The world for Orthopedic Recon Sales is rapidly changing. For decades the general feeling has been that the Big Ortho companies didn’t really like their independent distributors and would eventually force them out in favor of a less autonomous, direct model. The fact that it is upon us today is sobering because it happened faster than most likely predicted. The irony is that the orthopedic industry in some ways is mirroring the orthopedic surgeons’ journey over the past five plus years. Allow me to explain:
As Obamacare is in full swing, Big Ortho has begun to react. Though subtle changes have been ongoing for years, more recent, significant trends are impacting the orthopedic sales industry and more directly, the men and women in the field. Everyone has witnessed the significant decline in the average selling price of implants. Obamacare has brought about an unprecedented leverage opportunity and emboldened hospitals enabling them to apply greater downward pressure on pricing. Add to this the influx of imported products from Europe, Asia and the Middle East and you have the “Perfect Storm.” These newcomers to the US consider our “deep discounts” to be a welcomed improvement over the typical pricing they are accustomed to.
In order for Big Ortho to compete with the foreigners as well as the domestic “Generics,” they must be more effective in managing the bottom line. For years, they’ve gotten away with driving the top line numbers and the bottom line simply fell into place. However, with the falling ASP’s, something has to give. And you already know who that is. You guessed it, the Sales Channel!
We’ve sat back and watched the trend of the orthopedic surgeons who found it increasingly difficult to manage the rising costs and the demands of the onerous regulation, billing, coding ad nauseum. Their answer to increasing costs and decreasing reimbursement was to sell their practices to hospitals and become employees. The fact that the surgeons lost their decision making power, for example in areas such as implant selection, was the least of their concerns. In fact, when the pain was being spread around more evenly, many surgeons were silently rejoicing. The reality is that the orthopedic industry is going through a very similar phenomenon that the surgeons have experienced years. The falling prices make the cost structure unsustainable; at least as it relates to profitability of a public company. This is why there are commission cuts across the industry. The shift is ongoing in Big Ortho to convert Independent Agencies/Distributors to Direct Employees. Yes, many Distributors/Agents are “Selling their Practices” to the manufacturers. As the commissions are dropping, it is getting tougher to squeeze the profit out of the old, “faithful” business model. In some cases, these Independent Distributors were forced to convert to Direct, and some were even forced into early retirement. This is all in favor of a new type of Sales Model. Centralized, company owned sales branches, just like the surgeons, who are now employees of the hospitals.

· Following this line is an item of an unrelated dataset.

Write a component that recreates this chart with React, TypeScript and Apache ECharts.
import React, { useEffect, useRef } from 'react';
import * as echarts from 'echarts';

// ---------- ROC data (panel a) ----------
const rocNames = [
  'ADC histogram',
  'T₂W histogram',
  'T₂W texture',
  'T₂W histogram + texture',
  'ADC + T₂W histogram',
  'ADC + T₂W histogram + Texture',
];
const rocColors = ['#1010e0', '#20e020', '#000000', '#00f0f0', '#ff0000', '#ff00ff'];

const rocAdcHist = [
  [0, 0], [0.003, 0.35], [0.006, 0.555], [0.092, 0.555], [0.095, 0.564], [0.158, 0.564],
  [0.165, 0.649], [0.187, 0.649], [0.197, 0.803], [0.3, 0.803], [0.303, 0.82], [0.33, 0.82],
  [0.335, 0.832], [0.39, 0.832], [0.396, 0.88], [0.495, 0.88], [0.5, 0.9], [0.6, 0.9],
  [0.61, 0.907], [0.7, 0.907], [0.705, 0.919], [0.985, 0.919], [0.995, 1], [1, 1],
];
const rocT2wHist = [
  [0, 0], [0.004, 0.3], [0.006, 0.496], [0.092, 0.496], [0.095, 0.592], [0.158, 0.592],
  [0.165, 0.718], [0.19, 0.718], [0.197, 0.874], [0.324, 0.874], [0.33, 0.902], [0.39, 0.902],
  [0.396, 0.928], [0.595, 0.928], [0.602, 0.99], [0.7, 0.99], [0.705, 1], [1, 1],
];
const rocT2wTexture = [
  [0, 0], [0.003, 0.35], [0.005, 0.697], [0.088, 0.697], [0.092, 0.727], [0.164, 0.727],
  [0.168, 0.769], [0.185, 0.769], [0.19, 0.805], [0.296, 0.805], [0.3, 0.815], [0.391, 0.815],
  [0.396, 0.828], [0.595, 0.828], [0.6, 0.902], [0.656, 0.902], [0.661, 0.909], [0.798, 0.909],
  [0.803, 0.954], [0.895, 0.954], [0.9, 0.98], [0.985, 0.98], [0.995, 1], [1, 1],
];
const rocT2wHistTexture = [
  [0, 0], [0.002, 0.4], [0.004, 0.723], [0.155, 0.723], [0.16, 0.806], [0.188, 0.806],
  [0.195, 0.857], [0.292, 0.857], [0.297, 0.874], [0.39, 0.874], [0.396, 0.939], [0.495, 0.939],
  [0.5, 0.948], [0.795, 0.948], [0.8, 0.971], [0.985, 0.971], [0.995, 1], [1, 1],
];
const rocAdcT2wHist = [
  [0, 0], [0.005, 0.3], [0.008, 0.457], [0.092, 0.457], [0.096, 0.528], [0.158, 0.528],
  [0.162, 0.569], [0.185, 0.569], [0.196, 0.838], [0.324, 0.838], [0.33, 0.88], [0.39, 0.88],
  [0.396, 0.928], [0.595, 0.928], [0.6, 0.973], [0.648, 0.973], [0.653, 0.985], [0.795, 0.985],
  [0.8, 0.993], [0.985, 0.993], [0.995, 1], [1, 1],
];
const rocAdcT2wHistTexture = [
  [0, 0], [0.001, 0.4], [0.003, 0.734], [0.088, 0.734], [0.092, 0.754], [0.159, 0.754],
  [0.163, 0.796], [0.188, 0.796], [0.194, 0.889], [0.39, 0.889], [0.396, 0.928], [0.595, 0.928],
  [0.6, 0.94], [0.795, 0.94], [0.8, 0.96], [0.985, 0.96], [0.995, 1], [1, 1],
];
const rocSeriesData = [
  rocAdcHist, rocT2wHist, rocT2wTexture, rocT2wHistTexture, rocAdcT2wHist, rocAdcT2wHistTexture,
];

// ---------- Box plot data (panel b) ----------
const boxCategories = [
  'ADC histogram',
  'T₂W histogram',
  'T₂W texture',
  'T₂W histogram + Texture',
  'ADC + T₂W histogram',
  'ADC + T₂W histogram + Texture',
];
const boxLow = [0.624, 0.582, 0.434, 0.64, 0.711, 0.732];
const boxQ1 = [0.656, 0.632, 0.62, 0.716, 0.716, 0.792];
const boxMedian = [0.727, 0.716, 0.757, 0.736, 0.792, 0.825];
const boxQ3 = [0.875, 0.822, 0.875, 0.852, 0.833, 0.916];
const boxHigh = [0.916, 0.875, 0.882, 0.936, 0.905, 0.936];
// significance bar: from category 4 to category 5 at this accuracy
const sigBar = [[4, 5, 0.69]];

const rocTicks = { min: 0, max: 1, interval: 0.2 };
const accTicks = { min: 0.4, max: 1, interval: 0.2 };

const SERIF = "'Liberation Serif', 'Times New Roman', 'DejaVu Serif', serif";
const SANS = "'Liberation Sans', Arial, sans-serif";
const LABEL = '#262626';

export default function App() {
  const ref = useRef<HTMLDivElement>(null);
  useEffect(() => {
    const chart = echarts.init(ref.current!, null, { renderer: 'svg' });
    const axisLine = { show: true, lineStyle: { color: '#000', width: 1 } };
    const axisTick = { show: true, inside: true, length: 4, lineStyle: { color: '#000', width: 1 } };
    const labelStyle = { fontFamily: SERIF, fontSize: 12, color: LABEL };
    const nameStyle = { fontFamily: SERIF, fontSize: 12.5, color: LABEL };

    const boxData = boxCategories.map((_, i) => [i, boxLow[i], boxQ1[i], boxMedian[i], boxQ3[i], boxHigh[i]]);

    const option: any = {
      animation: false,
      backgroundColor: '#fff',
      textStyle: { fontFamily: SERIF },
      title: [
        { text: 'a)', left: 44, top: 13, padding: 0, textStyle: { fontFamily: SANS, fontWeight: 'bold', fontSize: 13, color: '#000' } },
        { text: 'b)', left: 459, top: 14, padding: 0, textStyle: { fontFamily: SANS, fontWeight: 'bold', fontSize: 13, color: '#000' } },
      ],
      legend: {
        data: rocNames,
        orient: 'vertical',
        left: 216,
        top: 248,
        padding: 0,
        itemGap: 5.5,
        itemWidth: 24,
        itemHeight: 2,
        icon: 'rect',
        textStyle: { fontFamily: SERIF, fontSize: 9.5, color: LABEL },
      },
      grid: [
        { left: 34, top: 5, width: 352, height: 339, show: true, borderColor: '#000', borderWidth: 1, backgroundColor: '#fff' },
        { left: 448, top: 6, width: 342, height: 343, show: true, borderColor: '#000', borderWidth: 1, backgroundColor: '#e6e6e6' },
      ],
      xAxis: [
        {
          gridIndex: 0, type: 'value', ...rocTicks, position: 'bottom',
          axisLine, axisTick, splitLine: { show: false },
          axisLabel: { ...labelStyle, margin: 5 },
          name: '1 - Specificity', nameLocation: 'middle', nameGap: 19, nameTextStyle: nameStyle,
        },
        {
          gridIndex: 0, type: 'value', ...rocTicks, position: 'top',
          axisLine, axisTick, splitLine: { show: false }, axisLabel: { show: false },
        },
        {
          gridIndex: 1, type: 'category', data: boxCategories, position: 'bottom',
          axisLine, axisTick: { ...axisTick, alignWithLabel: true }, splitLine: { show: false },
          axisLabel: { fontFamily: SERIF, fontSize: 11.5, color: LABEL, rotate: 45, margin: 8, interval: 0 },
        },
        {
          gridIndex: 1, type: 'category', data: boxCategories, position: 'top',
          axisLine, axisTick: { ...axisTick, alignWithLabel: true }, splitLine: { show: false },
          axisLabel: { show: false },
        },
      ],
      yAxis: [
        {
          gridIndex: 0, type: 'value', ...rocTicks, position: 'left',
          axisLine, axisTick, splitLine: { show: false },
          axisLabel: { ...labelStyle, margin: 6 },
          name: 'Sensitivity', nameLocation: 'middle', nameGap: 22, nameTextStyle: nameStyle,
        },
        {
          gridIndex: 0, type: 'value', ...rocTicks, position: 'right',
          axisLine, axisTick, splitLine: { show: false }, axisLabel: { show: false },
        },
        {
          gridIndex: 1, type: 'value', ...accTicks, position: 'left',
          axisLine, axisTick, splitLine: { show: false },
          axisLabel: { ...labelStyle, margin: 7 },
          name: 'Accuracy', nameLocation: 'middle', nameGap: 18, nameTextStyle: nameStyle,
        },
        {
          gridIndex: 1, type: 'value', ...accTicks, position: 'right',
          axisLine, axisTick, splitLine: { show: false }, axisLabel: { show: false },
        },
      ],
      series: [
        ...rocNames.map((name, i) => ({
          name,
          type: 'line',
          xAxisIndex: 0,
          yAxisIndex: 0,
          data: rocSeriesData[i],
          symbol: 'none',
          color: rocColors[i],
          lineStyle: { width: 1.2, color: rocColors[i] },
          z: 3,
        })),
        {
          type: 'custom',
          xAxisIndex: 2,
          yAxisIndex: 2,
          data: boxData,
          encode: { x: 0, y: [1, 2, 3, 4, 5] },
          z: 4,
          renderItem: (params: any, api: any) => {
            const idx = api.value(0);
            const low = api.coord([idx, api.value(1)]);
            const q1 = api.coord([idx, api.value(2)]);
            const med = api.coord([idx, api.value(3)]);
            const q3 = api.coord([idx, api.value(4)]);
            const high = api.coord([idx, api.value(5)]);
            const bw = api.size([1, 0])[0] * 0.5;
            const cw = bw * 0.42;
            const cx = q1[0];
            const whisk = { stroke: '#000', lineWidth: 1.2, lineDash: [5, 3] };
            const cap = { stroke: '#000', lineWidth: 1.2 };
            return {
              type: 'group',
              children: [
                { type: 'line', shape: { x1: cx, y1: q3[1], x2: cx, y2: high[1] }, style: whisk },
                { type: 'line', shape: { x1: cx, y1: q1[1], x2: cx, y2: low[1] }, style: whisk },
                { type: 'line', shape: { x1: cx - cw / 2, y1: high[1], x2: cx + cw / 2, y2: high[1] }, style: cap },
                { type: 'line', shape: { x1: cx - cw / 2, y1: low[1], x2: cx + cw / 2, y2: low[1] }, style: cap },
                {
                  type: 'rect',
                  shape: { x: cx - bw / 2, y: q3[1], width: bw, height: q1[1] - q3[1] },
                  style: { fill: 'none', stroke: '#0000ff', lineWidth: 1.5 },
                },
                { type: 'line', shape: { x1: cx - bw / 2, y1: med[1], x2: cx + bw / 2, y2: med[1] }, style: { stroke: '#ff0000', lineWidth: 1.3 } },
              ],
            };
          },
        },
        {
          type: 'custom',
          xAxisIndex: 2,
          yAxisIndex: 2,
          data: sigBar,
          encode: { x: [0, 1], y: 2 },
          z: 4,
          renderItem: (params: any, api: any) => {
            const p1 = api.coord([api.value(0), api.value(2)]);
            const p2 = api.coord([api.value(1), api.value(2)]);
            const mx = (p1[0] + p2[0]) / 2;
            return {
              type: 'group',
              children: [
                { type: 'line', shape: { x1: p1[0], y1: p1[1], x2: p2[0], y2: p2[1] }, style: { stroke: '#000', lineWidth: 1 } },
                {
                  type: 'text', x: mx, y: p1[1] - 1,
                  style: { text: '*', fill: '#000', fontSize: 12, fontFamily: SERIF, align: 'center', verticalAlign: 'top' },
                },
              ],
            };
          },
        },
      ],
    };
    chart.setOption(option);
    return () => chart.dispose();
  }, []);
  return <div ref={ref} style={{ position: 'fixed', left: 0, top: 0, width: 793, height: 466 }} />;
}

I suspect that by now, some of the older, wiser surgeons who were around during the “Golden Age” in orthopedics, are getting weary of being subject to the authority of the hospitals. Many are retiring because “it isn’t fun anymore.” The work/reward ratio is out of balance. But alas, there is a new generation of surgeons and sales reps who never knew the good o’l days and cannot compare the current treatment to anything else. These are the new crop that won’t make as much money or demand so much autonomy. I guess it was only a matter of time. The law of entropy seems apropos to apply. There’s a new crop of copier reps chomping at the bit to get into medical devices.